A moralina franciscana

Uma regra de prudência, de boa educação e até de racionalidade deveria inibir-me de me intrometer pela segunda ou terceira vez no discurso de um político do tipo intelectual chamado Francisco Assis. Mas foi tamanho o recitativo a que fui submetido, enquanto leitor de jornais, no final da semana passada, que preciso de fazer um exercício terapêutico contra as ondas de tagarelice vindas desse lado.

Cedo a uma debilidade que tenho de confessar: sempre que o leio, fico tão obcecado com a conformidade do seu discurso a uma tipologia que sou invadido por ondas de reacção hostil, como fascinado se declarava Flaubert pelo ódio que sentia contra a estupidez – a bêtise – da sua época.

Outros, parece que muitos outros, criticam em Francisco Assis a sua vocação de ortopedista, a sua inclinação irredutível para recentrar ou mesmo endireitar a Esquerda. Esses caricaturam-no como um ideólogo de síntese entre a ordem justa e justamente a ordem. Se ele se situa no centro justo que é justamente o centro, se segue os caminhos já bem sinalizados de uma Esquerda de Direita ou aponta as vias de uma Direita de Esquerda, tudo isso me é indiferente e até me provoca algum tédio porque não vejo aí nenhuma potencialidade benéfica ou maléfica, nada que esteja à altura de uma ideia política para o nosso tempo.

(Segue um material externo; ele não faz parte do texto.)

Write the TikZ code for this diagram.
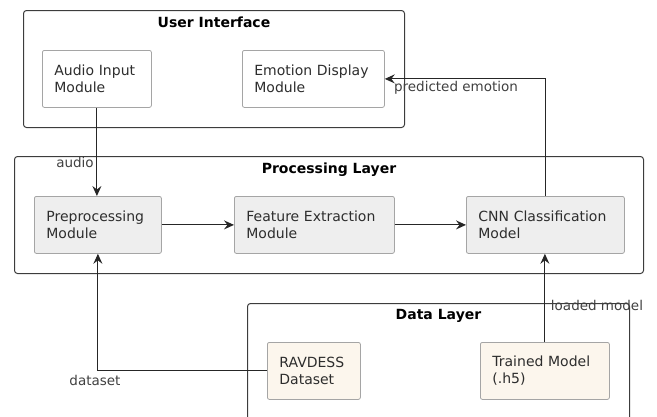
\documentclass[tikz,border=0pt]{standalone}
\usepackage{fontspec}
\setmainfont{DejaVu Sans}
\usetikzlibrary{arrows.meta,positioning}
\definecolor{frameline}{RGB}{60,60,60}
\definecolor{boxline}{RGB}{165,165,165}
\definecolor{procfill}{RGB}{238,238,238}
\definecolor{datafill}{RGB}{252,246,237}
\definecolor{ink}{RGB}{45,45,45}

\begin{document}
\begin{tikzpicture}[
  x=1pt, y=-1pt,
  font=\fontsize{14}{17}\selectfont, text=ink,
  layer/.style={draw=frameline, line width=1pt, rounded corners=3pt, anchor=north west, inner sep=0pt},
  title/.style={font=\fontsize{14}{17}\selectfont\bfseries, text=black, anchor=north, yshift=-3pt},
  module/.style={draw=boxline, line width=0.8pt, rounded corners=2pt, fill=white, anchor=north west,
    align=left, inner xsep=12pt, inner ysep=0pt, minimum height=57pt},
  proc/.style={module, fill=procfill},
  store/.style={module, fill=datafill},
  lbl/.style={font=\fontsize{13.5}{16}\selectfont, text=black!75, inner sep=0pt},
  arr/.style={-{Stealth[length=10pt,width=9pt,inset=3.5pt]}, line width=1pt, draw=black!85}
]
  \useasboundingbox (0,0) rectangle (657,416);

  % layers
  \node[layer, minimum width=381pt, minimum height=117pt] (ui) at (23,10) {};
  \node[title] (uititle) at (ui.north) {User Interface};
  \node[layer, minimum width=629pt, minimum height=117pt] (pl) at (14,156) {};
  \node[title] (pltitle) at (pl.north) {Processing Layer};
  \node[layer, minimum width=382pt, minimum height=140pt] (dl) at (247,303) {};
  \node[title] (dltitle) at (dl.north) {Data Layer};

  % modules
  \node[module, text width=85pt] (audio) at (42,50) {Audio Input\\Module};
  \node[module, text width=118pt] (emo) at (242,50) {Emotion Display\\Module};

  \node[proc, text width=103pt] (prep) at (34,196) {Preprocessing\\Module};
  \node[proc, text width=136pt] (feat) at (234,196) {Feature Extraction\\Module};
  \node[proc, text width=134pt] (cnn) at (466,196) {CNN Classification\\Model};

  \node[store, text width=69pt] (ravdess) at (267,342) {RAVDESS\\Dataset};
  \node[store, text width=105pt] (trained) at (480,342) {Trained Model\\(.h5)};

  % flows
  \draw[arr] (audio.south) -- (audio.south |- prep.north);
  \draw[arr] (prep) -- (feat);
  \draw[arr] (feat) -- (cnn);
  \draw[arr] (cnn.north) |- (emo.east);
  \draw[arr] (trained.north) -- (trained.north |- cnn.south);
  \draw[arr] (ravdess.west) -| (prep.south);

  \node[lbl] (audiolbl) at (75,162) {audio};
  \node[lbl] (predlbl) at (456,88) {predicted emotion};
  \node[lbl] (loadlbl) at (597,305) {loaded model};
  \node[lbl] (datalbl) at (95,380) {dataset};
\end{tikzpicture}
\end{document}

Mas já a questão intelectual interessa-me bastante. E a questão intelectual, como a política, também tem a sua topologia, e é com base nela que podemos definir o tipo do político intelectual do centro-centro, aquele que é capaz de girar sem fim em torno de si mesmo sem mudar de lugar. Esse lugar é o de um pensamento que volteja até se imobilizar na nulidade e no vazio. A receita adivinha-se mal começamos a lê-lo.

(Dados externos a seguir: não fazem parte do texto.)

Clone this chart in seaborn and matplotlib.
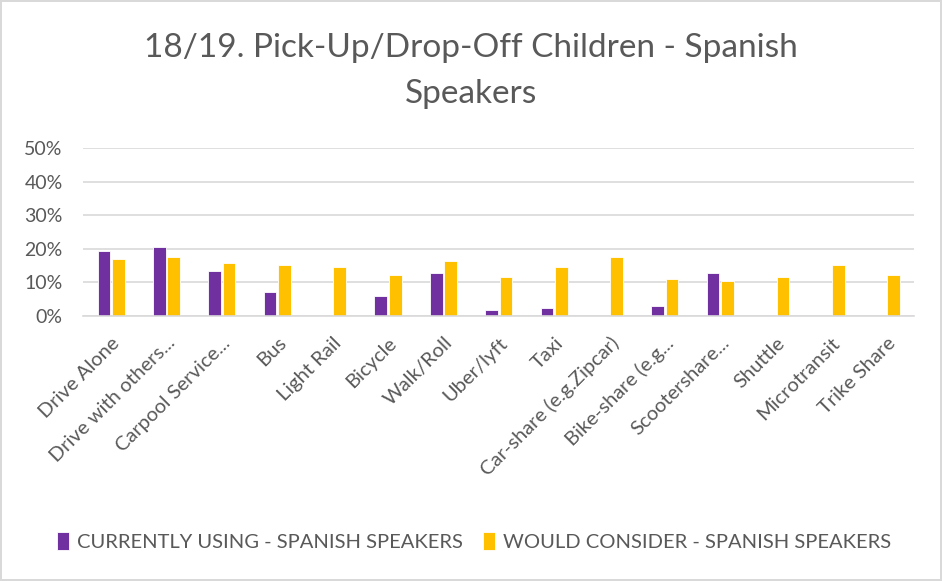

O político intelectual procede através de grandes conceitos: ele é a “razão na sua versão ocidental”, ele é a “a ideia de progresso”, ele é o Iluminismo. Trata-se de um processo que consiste em insuflar grandes palavras e conceitos, de modo a inchar demagogicamente o discurso. Mas quando os olhamos de perto, os grandes conceitos reduzem-se a significações pindéricas.

Um exemplo: na sua última crónica, falando do dirigente da Fenprof, escrevia Francisco Assis que a “grosseria alarve” de Mário Nogueira “permanece demasiado viva na memória colectiva”. O conceito de “memória colectiva” soa bem, confere uma certa distinção. Mas a verdade é que, mesmo quem nunca leu o sociólogo Maurice Halbwachs, que introduziu o conceito, sabe que memória colectiva não é o mesmo que uma memória que é partilhada por um conjunto alargado de pessoas; e nem sequer é o mesmo que memória histórica. A memória colectiva não se define por analogia com a memória individual, trata-se antes de uma memória que tem um cunho cultural e social, feita de representações sedimentadas através de símbolos, de ritos, de tradições.

As grosserias de Mário Nogueira elevadas a objecto de uma memória colectiva (e ao serviço de uma martirologia que não dispensa a referência ao Gulag: o político intelectual está sempre próximo das vítimas da história, por mais distantes que elas estejam, está sempre a mortificar qualquer coisa) é tão cómico e tão nulo como dizer – outra pérola de Francisco Assis neste fim-de-semana – que  o facto de estarmos integrados na zona euro “é um elemento constitutivo da nossa identidade nacional mais profunda”.  A zona euro rima com “identidade nacional” e, ainda por cima “mais profunda”? No idiolecto intelectual de Francisco Assis a rima é o tráfico de grandes palavras e conceitos. Quando a política está em baixo, é a moralina franciscana que fica em alta.